[RECORDED DATA]:
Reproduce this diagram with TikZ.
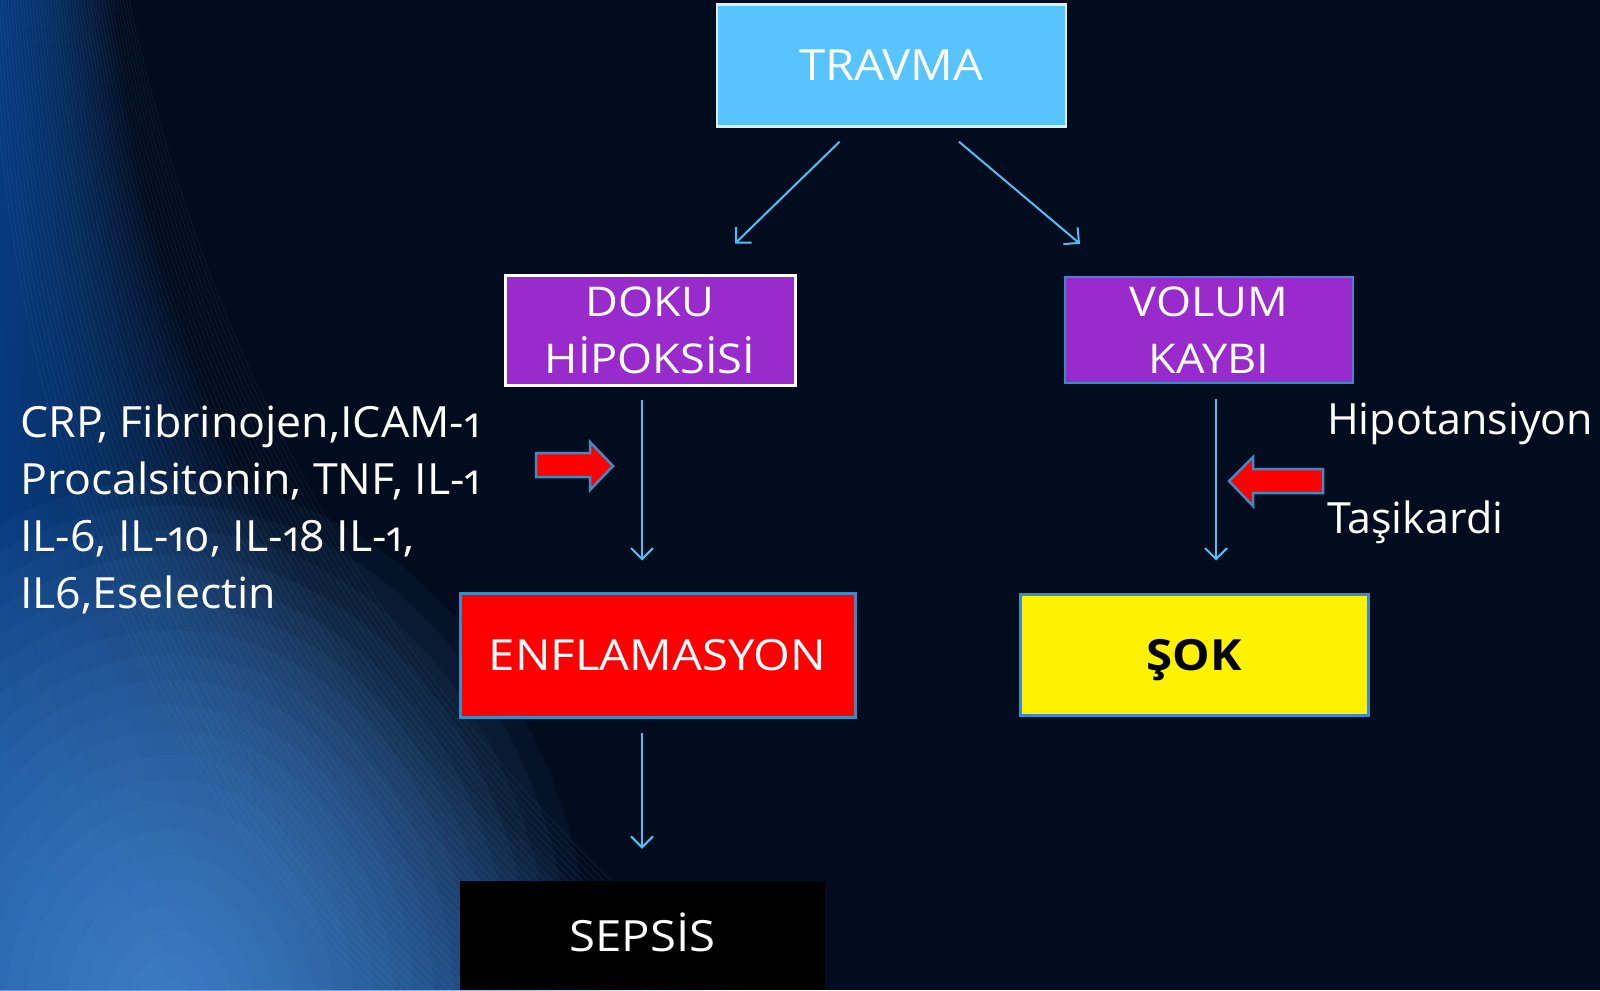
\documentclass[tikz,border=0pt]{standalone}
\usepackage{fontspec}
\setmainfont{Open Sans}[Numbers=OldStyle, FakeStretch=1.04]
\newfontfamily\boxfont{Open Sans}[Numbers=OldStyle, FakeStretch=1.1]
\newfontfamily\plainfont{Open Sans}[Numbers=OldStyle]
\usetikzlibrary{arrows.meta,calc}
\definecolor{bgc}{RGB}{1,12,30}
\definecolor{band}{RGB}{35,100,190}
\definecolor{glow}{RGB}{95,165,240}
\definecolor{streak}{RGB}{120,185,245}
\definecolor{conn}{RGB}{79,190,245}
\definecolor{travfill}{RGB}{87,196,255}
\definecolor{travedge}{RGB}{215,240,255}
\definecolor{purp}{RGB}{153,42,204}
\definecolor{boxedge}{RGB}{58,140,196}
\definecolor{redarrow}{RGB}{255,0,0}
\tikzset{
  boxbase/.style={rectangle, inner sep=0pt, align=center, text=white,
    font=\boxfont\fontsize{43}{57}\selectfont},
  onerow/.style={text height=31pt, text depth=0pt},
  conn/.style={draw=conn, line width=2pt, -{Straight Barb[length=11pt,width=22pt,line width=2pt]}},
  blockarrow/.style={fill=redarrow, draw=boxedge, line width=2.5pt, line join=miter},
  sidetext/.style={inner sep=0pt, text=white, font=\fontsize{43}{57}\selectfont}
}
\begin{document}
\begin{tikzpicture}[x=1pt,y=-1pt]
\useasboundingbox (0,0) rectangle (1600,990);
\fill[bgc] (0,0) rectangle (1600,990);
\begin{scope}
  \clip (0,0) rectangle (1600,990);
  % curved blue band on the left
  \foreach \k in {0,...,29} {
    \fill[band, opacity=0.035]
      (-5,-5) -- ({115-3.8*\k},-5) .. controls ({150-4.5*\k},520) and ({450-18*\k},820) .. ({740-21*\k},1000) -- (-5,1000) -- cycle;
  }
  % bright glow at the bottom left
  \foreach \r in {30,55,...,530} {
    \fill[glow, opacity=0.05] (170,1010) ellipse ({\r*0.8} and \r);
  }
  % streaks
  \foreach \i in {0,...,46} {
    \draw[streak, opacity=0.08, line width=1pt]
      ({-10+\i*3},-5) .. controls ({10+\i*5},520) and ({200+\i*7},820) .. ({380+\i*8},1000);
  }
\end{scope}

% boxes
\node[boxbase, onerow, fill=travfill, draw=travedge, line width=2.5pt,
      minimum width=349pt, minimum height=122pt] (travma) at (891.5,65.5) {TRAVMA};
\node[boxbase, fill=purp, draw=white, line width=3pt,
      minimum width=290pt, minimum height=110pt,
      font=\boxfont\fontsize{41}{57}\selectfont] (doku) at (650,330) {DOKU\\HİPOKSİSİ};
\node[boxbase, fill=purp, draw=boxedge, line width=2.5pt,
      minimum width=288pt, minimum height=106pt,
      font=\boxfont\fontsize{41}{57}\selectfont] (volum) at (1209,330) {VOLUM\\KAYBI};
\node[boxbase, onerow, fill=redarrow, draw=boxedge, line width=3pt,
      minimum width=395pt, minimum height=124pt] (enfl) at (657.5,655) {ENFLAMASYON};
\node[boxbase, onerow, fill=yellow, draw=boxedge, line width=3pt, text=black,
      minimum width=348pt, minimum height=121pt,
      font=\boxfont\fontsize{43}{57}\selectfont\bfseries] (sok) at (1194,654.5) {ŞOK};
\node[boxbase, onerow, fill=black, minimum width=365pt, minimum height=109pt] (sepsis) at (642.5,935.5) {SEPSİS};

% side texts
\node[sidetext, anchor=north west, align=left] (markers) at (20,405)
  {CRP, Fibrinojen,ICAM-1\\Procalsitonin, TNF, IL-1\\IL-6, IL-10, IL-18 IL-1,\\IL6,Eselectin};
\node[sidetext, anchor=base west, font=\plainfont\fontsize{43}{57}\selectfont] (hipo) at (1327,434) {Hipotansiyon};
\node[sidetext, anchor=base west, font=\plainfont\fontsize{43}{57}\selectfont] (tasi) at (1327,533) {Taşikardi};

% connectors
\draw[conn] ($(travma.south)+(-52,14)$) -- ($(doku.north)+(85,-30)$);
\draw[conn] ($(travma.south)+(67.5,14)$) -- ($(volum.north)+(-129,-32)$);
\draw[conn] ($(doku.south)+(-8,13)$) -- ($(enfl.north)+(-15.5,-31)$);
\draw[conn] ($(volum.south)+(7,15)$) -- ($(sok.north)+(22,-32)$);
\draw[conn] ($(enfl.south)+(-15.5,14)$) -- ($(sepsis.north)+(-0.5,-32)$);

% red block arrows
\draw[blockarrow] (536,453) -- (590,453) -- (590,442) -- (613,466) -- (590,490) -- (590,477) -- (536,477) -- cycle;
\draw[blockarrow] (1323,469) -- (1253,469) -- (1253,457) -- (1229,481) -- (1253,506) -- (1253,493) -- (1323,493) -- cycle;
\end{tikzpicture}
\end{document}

[EXERCISE REQUIREMENTS]: All the lines above are to be reproduced exactly, except the pictures.

[REPLY]:
Reproduce this diagram with TikZ.
\documentclass[tikz,border=0pt]{standalone}
\usepackage{fontspec}
\setmainfont{Open Sans}[Numbers=OldStyle, FakeStretch=1.04]
\newfontfamily\boxfont{Open Sans}[Numbers=OldStyle, FakeStretch=1.1]
\newfontfamily\plainfont{Open Sans}[Numbers=OldStyle]
\usetikzlibrary{arrows.meta,calc}
\definecolor{bgc}{RGB}{1,12,30}
\definecolor{band}{RGB}{35,100,190}
\definecolor{glow}{RGB}{95,165,240}
\definecolor{streak}{RGB}{120,185,245}
\definecolor{conn}{RGB}{79,190,245}
\definecolor{travfill}{RGB}{87,196,255}
\definecolor{travedge}{RGB}{215,240,255}
\definecolor{purp}{RGB}{153,42,204}
\definecolor{boxedge}{RGB}{58,140,196}
\definecolor{redarrow}{RGB}{255,0,0}
\tikzset{
  boxbase/.style={rectangle, inner sep=0pt, align=center, text=white,
    font=\boxfont\fontsize{43}{57}\selectfont},
  onerow/.style={text height=31pt, text depth=0pt},
  conn/.style={draw=conn, line width=2pt, -{Straight Barb[length=11pt,width=22pt,line width=2pt]}},
  blockarrow/.style={fill=redarrow, draw=boxedge, line width=2.5pt, line join=miter},
  sidetext/.style={inner sep=0pt, text=white, font=\fontsize{43}{57}\selectfont}
}
\begin{document}
\begin{tikzpicture}[x=1pt,y=-1pt]
\useasboundingbox (0,0) rectangle (1600,990);
\fill[bgc] (0,0) rectangle (1600,990);
\begin{scope}
  \clip (0,0) rectangle (1600,990);
  % curved blue band on the left
  \foreach \k in {0,...,29} {
    \fill[band, opacity=0.035]
      (-5,-5) -- ({115-3.8*\k},-5) .. controls ({150-4.5*\k},520) and ({450-18*\k},820) .. ({740-21*\k},1000) -- (-5,1000) -- cycle;
  }
  % bright glow at the bottom left
  \foreach \r in {30,55,...,530} {
    \fill[glow, opacity=0.05] (170,1010) ellipse ({\r*0.8} and \r);
  }
  % streaks
  \foreach \i in {0,...,46} {
    \draw[streak, opacity=0.08, line width=1pt]
      ({-10+\i*3},-5) .. controls ({10+\i*5},520) and ({200+\i*7},820) .. ({380+\i*8},1000);
  }
\end{scope}

% boxes
\node[boxbase, onerow, fill=travfill, draw=travedge, line width=2.5pt,
      minimum width=349pt, minimum height=122pt] (travma) at (891.5,65.5) {TRAVMA};
\node[boxbase, fill=purp, draw=white, line width=3pt,
      minimum width=290pt, minimum height=110pt,
      font=\boxfont\fontsize{41}{57}\selectfont] (doku) at (650,330) {DOKU\\HİPOKSİSİ};
\node[boxbase, fill=purp, draw=boxedge, line width=2.5pt,
      minimum width=288pt, minimum height=106pt,
      font=\boxfont\fontsize{41}{57}\selectfont] (volum) at (1209,330) {VOLUM\\KAYBI};
\node[boxbase, onerow, fill=redarrow, draw=boxedge, line width=3pt,
      minimum width=395pt, minimum height=124pt] (enfl) at (657.5,655) {ENFLAMASYON};
\node[boxbase, onerow, fill=yellow, draw=boxedge, line width=3pt, text=black,
      minimum width=348pt, minimum height=121pt,
      font=\boxfont\fontsize{43}{57}\selectfont\bfseries] (sok) at (1194,654.5) {ŞOK};
\node[boxbase, onerow, fill=black, minimum width=365pt, minimum height=109pt] (sepsis) at (642.5,935.5) {SEPSİS};

% side texts
\node[sidetext, anchor=north west, align=left] (markers) at (20,405)
  {CRP, Fibrinojen,ICAM-1\\Procalsitonin, TNF, IL-1\\IL-6, IL-10, IL-18 IL-1,\\IL6,Eselectin};
\node[sidetext, anchor=base west, font=\plainfont\fontsize{43}{57}\selectfont] (hipo) at (1327,434) {Hipotansiyon};
\node[sidetext, anchor=base west, font=\plainfont\fontsize{43}{57}\selectfont] (tasi) at (1327,533) {Taşikardi};

% connectors
\draw[conn] ($(travma.south)+(-52,14)$) -- ($(doku.north)+(85,-30)$);
\draw[conn] ($(travma.south)+(67.5,14)$) -- ($(volum.north)+(-129,-32)$);
\draw[conn] ($(doku.south)+(-8,13)$) -- ($(enfl.north)+(-15.5,-31)$);
\draw[conn] ($(volum.south)+(7,15)$) -- ($(sok.north)+(22,-32)$);
\draw[conn] ($(enfl.south)+(-15.5,14)$) -- ($(sepsis.north)+(-0.5,-32)$);

% red block arrows
\draw[blockarrow] (536,453) -- (590,453) -- (590,442) -- (613,466) -- (590,490) -- (590,477) -- (536,477) -- cycle;
\draw[blockarrow] (1323,469) -- (1253,469) -- (1253,457) -- (1229,481) -- (1253,506) -- (1253,493) -- (1323,493) -- cycle;
\end{tikzpicture}
\end{document}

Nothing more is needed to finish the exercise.